▶ EXCERPTED RECORDS

========================================

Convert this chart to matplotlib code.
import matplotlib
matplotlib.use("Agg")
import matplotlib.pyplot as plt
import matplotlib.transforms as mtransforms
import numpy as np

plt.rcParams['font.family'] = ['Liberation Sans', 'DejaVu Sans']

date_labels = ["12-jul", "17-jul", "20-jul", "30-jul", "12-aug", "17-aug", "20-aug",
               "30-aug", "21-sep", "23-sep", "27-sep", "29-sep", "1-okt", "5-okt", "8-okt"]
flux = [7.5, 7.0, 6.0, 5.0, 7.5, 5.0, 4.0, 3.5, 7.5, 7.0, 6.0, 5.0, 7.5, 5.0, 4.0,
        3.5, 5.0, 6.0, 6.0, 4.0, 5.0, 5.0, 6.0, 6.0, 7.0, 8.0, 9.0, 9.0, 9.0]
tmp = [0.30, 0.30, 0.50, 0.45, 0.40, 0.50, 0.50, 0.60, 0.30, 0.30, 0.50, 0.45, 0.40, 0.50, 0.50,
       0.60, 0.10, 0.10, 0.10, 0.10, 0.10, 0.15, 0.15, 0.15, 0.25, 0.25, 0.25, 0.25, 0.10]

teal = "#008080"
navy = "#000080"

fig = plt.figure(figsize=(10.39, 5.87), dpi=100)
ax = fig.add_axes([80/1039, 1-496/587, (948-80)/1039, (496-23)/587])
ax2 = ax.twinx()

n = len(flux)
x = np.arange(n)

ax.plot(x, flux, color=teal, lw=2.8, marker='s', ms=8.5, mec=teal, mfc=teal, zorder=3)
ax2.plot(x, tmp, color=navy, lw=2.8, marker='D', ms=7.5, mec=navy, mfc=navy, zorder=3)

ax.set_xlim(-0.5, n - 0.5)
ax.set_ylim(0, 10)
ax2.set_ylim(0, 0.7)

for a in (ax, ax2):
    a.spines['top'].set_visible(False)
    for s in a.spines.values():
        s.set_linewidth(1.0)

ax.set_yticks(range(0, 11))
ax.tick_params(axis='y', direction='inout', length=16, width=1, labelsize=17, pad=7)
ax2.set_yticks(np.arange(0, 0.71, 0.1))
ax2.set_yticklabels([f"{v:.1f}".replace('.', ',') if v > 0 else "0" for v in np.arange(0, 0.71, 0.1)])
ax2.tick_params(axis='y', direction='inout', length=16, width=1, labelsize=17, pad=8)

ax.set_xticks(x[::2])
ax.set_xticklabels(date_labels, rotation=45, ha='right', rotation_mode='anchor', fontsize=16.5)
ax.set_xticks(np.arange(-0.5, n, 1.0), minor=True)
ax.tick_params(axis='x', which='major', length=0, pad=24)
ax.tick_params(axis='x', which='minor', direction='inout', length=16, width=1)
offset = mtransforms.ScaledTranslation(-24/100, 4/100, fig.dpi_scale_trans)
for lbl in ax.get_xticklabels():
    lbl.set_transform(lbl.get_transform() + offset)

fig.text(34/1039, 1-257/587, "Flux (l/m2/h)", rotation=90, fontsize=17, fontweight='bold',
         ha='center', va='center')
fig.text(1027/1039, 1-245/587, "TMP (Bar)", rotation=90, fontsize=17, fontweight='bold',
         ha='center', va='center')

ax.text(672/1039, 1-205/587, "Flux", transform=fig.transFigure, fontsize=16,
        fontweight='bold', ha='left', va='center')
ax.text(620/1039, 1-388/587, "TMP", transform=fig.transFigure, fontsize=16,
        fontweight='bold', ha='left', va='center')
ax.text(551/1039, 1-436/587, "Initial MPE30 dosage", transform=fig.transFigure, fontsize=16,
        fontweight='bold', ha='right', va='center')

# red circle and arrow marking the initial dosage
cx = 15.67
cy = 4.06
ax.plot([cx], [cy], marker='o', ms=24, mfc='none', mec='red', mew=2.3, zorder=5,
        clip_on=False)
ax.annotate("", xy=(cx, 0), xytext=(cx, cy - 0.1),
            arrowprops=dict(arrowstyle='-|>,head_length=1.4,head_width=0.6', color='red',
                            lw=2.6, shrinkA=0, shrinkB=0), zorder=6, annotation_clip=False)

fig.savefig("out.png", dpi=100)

========================================

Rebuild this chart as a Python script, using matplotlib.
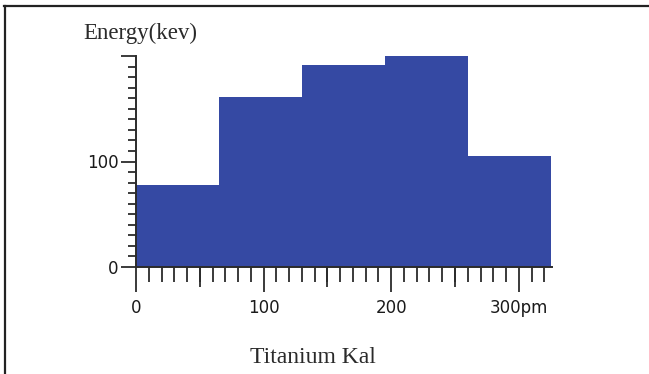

========================================

▶ STATED EXERCISE
What do the lines above say from the one containing "Convert this chart to matplotlib code." down to the one containing "plt.rcParams['font.family'] = ['Liberation"? Return them exactly, both end lines included, and only them.

▶ TASK OUTPUT
Convert this chart to matplotlib code.
import matplotlib
matplotlib.use("Agg")
import matplotlib.pyplot as plt
import matplotlib.transforms as mtransforms
import numpy as np

plt.rcParams['font.family'] = ['Liberation Sans', 'DejaVu Sans']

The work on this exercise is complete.